On page 80, in relation to New York City, the authors tell us that “Slavery was the bedrock of the city’s developing economy” in the early 1700s. Census figures showed a population, at one point, of about 4,000 whites and 600 blacks and most of the blacks were slaves.
On pages 97-99 the authors deal in some detail with Newport, Rhode Island and inform us that it was dominant in the state’s first and longest period in the slave trade. The Newport slaves traders were mostly involved with the “upper” end of the trade. They owned or bankrolled the slave ships. And they observed that, in the days before the War for Independence the city of Newport was responsible for 70% of all American slave ships. Rev. Samuel Hopkins was one of the few theologians that even dared to preach against the slave trade. Hopkins indicted his own state when he said “The inhabitants of Rhode Island, especially those of Newport, have had by far the greater share of this traffic, of all these United States.”
Hopefully this brief article will give readers some idea of the large part the Northeaster part of the country played in the slave trade, and this went on, to some degree, literally up to the eve of the War of Northern Aggression.
I have seen articles over the years that totally blamed the South for the slave trade and some have even commented that Southerners invented this pernicious trade just so they could keep blacks under their heel. The book these three writers from Connecticut who are, as I said, much more liberal than I, have produced gives the lie to that baseless accusation. When it came to slavery the North was every bit as guilty as was the South, in some cases even moreso.

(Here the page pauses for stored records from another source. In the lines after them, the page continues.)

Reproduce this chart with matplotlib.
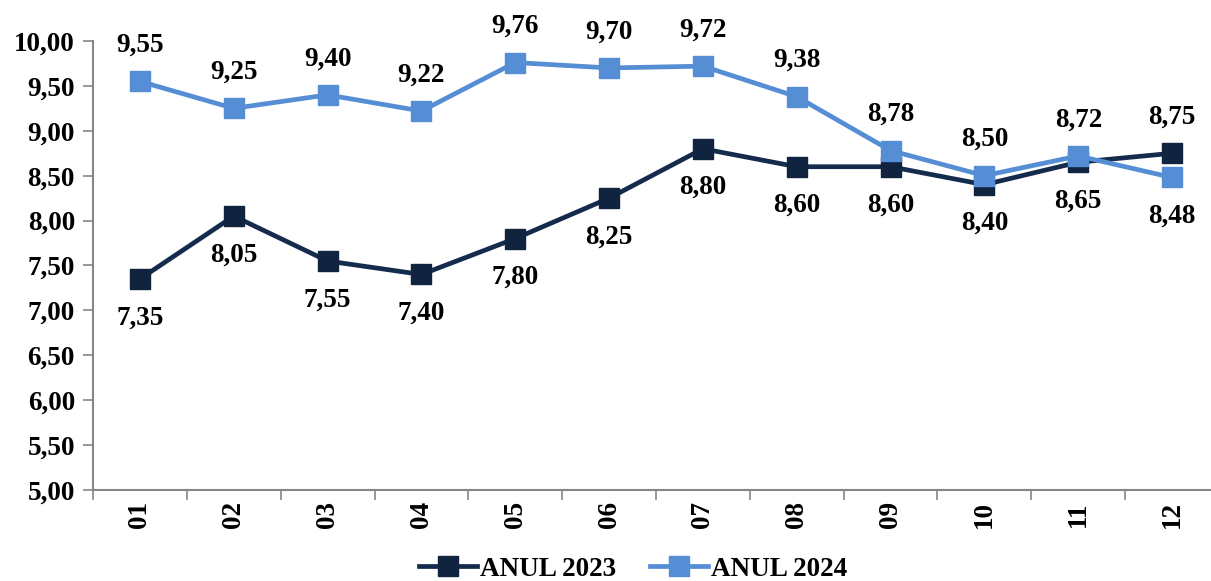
import numpy as np
import matplotlib.pyplot as plt

plt.rcParams['font.family'] = ['Liberation Serif', 'DejaVu Serif']
plt.rcParams['font.weight'] = 'bold'

months = ['01', '02', '03', '04', '05', '06', '07', '08', '09', '10', '11', '12']
anul_2023 = [7.35, 8.05, 7.55, 7.40, 7.80, 8.25, 8.80, 8.60, 8.60, 8.40, 8.65, 8.75]
anul_2024 = [9.55, 9.25, 9.40, 9.22, 9.76, 9.70, 9.72, 9.38, 8.78, 8.50, 8.72, 8.48]
yticks = [5.0, 5.5, 6.0, 6.5, 7.0, 7.5, 8.0, 8.5, 9.0, 9.5, 10.0]

# which labels go above the point (True) or below (False)
above_2023 = [False] * 11 + [True]
above_2024 = [True] * 11 + [False]

dark = '#142B4D'
light = '#558ED5'
fs = 19.5

fig = plt.figure(figsize=(12.11, 5.81), dpi=100)
# category axis runs a bit past the right edge, as in the original
ax = fig.add_axes([93 / 1211, 1 - 490 / 581, 1126 / 1211, (490 - 41) / 581])

x = np.arange(len(months))
ax.plot(x, anul_2023, color=dark, lw=3.4, marker='s', ms=14, mfc='#10243F', mec='#10243F',
        label='ANUL 2023', zorder=3)
ax.plot(x, anul_2024, color=light, lw=3.4, marker='s', ms=14, mfc=light, mec=light,
        label='ANUL 2024', zorder=4)


def fmt(v):
    return ('%.2f' % v).replace('.', ',')


for xi, v, up in zip(x, anul_2023, above_2023):
    ax.annotate(fmt(v), (xi, v), xytext=(0, 26 if up else -28), textcoords='offset points',
                ha='center', va='center', fontsize=fs, fontweight='bold')
for xi, v, up in zip(x, anul_2024, above_2024):
    ax.annotate(fmt(v), (xi, v), xytext=(0, 26 if up else -28), textcoords='offset points',
                ha='center', va='center', fontsize=fs, fontweight='bold')

ax.set_xlim(-0.5, len(months) - 0.5)
ax.set_ylim(5, 10)
ax.set_yticks(yticks)
ax.set_yticklabels([fmt(v) for v in yticks], fontsize=fs, fontweight='bold')
ax.set_xticks(x)
ax.set_xticklabels(months, rotation=90, fontsize=fs, fontweight='bold')
ax.set_xticks(np.arange(-0.5, len(months), 1), minor=True)
ax.tick_params(axis='x', which='major', length=0, pad=8)
ax.tick_params(axis='x', which='minor', length=7, color='#868686', width=1.2)
ax.tick_params(axis='y', length=7, color='#868686', width=1.2, pad=6)

for s in ['top', 'right']:
    ax.spines[s].set_visible(False)
for s in ['left', 'bottom']:
    ax.spines[s].set_color('#868686')
    ax.spines[s].set_linewidth(1.5)

leg = ax.legend(loc='center', bbox_to_anchor=(633 / 1211, 1 - 569 / 581), bbox_transform=fig.transFigure,
                ncol=2, frameon=False, prop={'size': fs, 'weight': 'bold'},
                handlelength=2.15, handletextpad=0.1, columnspacing=1.25, borderpad=0)

fig.savefig('out.png', dpi=100)
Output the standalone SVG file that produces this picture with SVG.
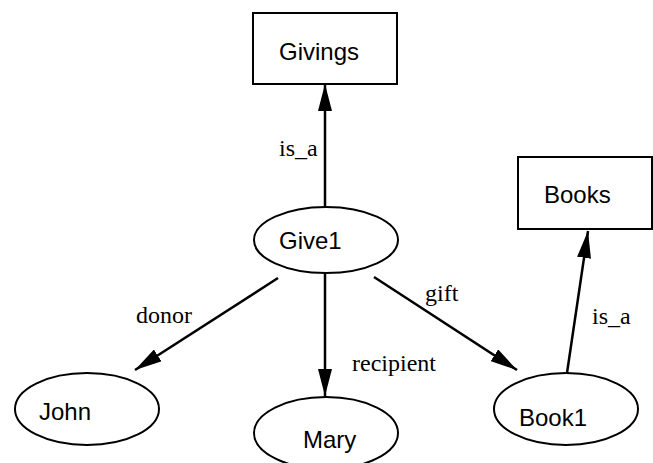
<svg xmlns="http://www.w3.org/2000/svg" width="653" height="463" viewBox="0 0 653 463">
<style>
.node{fill:#fff;stroke:#000;stroke-width:2}
.nl{font-family:"Liberation Sans",Arial,sans-serif;font-size:24px;fill:#000}
.el{font-family:"Liberation Serif","Times New Roman",serif;font-size:24px;fill:#000}
.edge{stroke:#000;stroke-width:2.5;fill:none;marker-end:url(#ah)}
</style>
<defs>
<marker id="ah" markerUnits="userSpaceOnUse" markerWidth="28" markerHeight="14" refX="27" refY="7" orient="auto">
<path d="M0,0 L27,7 L0,14 Z" fill="#000"/>
</marker>
</defs>
<g id="connectors">
<line class="edge" x1="325" y1="207" x2="325" y2="84"/>
<line class="edge" x1="278" y1="278" x2="135" y2="370"/>
<line class="edge" x1="325" y1="272" x2="325" y2="396"/>
<line class="edge" x1="374" y1="277" x2="517" y2="370"/>
<line class="edge" x1="567" y1="373" x2="588" y2="231"/>
<text class="el" x="279" y="156">is_a</text>
<text class="el" x="136" y="323">donor</text>
<text class="el" x="352" y="371">recipient</text>
<text class="el" x="425" y="301">gift</text>
<text class="el" x="592" y="324">is_a</text>
</g>
<g id="givings"><rect class="node" x="253" y="13" width="144" height="71"/><text class="nl" x="279" y="60">Givings</text></g>
<g id="books"><rect class="node" x="518" y="157" width="134" height="72"/><text class="nl" x="544" y="203">Books</text></g>
<g id="give1"><ellipse class="node" cx="326" cy="240" rx="72" ry="33"/><text class="nl" x="279" y="249">Give1</text></g>
<g id="john"><ellipse class="node" cx="87" cy="409" rx="72" ry="36"/><text class="nl" x="39" y="420">John</text></g>
<g id="mary"><ellipse class="node" cx="326" cy="433" rx="72" ry="36"/><text class="nl" x="303" y="448">Mary</text></g>
<g id="book1"><ellipse class="node" cx="566" cy="409" rx="72" ry="36"/><text class="nl" x="519" y="426">Book1</text></g>
</svg>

But then the professional “South-haters” who practice cultural genocide on Southerners and their culture do not want to hear this and so they will probably do their best to ignore this factual book just as they have studiously avoided admitting to much of what Donnie Kennedy and I have written about in Lincoln’s Marxists. Complicity is available at Amazon.com I would encourage folks who are serious about the truth to pick it up and read it. You won’t agree with everything in it. I didn’t. But it is still worth the read.